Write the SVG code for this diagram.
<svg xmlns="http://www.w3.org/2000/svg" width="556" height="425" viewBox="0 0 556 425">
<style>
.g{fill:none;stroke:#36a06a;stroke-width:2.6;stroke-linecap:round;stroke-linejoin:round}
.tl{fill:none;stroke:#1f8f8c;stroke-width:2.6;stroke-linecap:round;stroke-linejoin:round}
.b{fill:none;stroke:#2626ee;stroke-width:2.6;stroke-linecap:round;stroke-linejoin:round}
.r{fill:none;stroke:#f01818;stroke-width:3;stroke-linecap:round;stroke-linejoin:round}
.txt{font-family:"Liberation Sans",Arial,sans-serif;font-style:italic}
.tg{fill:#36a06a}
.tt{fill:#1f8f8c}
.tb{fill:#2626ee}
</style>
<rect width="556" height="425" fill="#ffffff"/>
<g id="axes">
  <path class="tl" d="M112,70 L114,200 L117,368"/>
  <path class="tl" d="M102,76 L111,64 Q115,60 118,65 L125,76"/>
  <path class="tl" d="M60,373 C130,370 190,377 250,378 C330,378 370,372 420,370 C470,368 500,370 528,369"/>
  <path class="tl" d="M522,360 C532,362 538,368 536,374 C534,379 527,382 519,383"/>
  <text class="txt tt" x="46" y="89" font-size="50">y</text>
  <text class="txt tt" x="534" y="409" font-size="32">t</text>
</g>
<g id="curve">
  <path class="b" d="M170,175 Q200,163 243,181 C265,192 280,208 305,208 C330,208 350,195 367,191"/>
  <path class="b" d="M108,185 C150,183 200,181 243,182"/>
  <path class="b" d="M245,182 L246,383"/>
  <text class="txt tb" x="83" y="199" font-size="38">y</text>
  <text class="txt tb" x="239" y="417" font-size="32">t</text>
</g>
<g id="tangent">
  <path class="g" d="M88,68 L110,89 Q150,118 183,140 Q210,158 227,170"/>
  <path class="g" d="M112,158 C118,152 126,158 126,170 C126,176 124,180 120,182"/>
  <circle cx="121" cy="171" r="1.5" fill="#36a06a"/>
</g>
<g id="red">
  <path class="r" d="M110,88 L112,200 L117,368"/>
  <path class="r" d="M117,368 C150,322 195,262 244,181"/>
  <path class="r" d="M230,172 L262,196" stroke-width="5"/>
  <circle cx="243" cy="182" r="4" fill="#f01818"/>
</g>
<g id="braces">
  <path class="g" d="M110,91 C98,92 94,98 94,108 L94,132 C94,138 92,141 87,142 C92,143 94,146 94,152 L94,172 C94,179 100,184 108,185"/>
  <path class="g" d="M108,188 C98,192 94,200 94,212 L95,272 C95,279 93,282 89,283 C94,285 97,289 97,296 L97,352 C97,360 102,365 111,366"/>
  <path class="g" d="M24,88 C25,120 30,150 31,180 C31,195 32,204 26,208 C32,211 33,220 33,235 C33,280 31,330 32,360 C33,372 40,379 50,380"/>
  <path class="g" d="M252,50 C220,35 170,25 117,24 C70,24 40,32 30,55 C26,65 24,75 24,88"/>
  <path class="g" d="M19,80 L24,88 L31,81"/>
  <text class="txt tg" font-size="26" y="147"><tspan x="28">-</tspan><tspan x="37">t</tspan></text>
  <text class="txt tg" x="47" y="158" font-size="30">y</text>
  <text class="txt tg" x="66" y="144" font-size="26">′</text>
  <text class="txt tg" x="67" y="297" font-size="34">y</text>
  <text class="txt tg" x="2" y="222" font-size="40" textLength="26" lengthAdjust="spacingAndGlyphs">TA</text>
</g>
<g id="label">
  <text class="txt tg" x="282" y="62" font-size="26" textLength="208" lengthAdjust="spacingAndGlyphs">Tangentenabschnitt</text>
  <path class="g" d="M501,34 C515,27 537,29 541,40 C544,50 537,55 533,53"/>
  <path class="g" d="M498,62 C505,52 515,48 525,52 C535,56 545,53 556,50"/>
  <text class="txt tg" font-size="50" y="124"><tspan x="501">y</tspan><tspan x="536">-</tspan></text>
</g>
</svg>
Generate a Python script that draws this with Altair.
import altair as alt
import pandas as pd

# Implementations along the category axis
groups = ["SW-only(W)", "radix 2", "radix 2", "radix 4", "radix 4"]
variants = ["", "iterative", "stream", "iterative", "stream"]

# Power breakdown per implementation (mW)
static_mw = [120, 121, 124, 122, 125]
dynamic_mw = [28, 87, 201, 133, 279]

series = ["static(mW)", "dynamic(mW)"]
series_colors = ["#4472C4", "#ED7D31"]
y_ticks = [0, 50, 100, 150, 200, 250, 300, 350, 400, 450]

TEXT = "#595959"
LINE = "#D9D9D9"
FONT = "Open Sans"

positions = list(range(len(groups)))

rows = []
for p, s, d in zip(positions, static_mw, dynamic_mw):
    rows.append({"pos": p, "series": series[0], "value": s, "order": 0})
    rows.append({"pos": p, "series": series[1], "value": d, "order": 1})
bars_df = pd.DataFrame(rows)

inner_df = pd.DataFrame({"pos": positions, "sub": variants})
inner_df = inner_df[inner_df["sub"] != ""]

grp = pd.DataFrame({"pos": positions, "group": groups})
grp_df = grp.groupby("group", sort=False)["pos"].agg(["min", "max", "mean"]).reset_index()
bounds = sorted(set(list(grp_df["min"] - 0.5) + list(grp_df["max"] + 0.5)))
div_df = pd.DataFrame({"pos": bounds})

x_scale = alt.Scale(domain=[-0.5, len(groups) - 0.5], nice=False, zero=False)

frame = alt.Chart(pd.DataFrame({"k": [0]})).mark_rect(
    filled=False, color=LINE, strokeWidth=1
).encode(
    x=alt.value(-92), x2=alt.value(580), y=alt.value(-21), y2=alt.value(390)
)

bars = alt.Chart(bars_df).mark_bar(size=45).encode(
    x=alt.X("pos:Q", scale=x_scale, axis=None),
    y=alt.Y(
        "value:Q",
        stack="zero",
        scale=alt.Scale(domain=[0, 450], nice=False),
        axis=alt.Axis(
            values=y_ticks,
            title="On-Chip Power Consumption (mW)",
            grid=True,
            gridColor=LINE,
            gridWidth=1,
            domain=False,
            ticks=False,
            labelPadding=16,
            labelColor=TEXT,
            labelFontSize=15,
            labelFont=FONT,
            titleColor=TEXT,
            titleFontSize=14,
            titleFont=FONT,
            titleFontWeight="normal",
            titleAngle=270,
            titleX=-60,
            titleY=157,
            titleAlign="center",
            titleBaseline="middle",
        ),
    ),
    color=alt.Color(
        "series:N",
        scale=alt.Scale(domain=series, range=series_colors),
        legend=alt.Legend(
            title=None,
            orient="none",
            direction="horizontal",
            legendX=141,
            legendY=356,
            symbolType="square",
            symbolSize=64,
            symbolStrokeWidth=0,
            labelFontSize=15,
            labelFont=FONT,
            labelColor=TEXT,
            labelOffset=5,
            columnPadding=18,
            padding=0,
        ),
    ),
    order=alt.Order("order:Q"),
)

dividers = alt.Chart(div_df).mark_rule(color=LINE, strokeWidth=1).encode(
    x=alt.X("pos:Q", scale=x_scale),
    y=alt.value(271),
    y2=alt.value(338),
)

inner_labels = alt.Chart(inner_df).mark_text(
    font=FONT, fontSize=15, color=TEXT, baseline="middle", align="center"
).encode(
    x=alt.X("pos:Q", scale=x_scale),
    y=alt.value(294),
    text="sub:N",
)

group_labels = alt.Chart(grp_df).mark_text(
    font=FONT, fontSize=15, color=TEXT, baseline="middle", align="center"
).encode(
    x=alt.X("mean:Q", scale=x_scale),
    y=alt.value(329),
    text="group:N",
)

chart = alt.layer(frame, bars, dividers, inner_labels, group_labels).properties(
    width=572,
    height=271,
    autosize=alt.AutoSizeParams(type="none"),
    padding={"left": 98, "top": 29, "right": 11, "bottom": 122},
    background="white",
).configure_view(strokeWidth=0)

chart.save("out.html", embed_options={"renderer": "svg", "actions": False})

● **Directions**: Return verbatim the lines that run from the line containing "Generate a Python" through the line containing "bars_df = pd.DataFrame(rows)", inclusive.

● **Written response**:
Generate a Python script that draws this with Altair.
import altair as alt
import pandas as pd

# Implementations along the category axis
groups = ["SW-only(W)", "radix 2", "radix 2", "radix 4", "radix 4"]
variants = ["", "iterative", "stream", "iterative", "stream"]

# Power breakdown per implementation (mW)
static_mw = [120, 121, 124, 122, 125]
dynamic_mw = [28, 87, 201, 133, 279]

series = ["static(mW)", "dynamic(mW)"]
series_colors = ["#4472C4", "#ED7D31"]
y_ticks = [0, 50, 100, 150, 200, 250, 300, 350, 400, 450]

TEXT = "#595959"
LINE = "#D9D9D9"
FONT = "Open Sans"

positions = list(range(len(groups)))

rows = []
for p, s, d in zip(positions, static_mw, dynamic_mw):
    rows.append({"pos": p, "series": series[0], "value": s, "order": 0})
    rows.append({"pos": p, "series": series[1], "value": d, "order": 1})
bars_df = pd.DataFrame(rows)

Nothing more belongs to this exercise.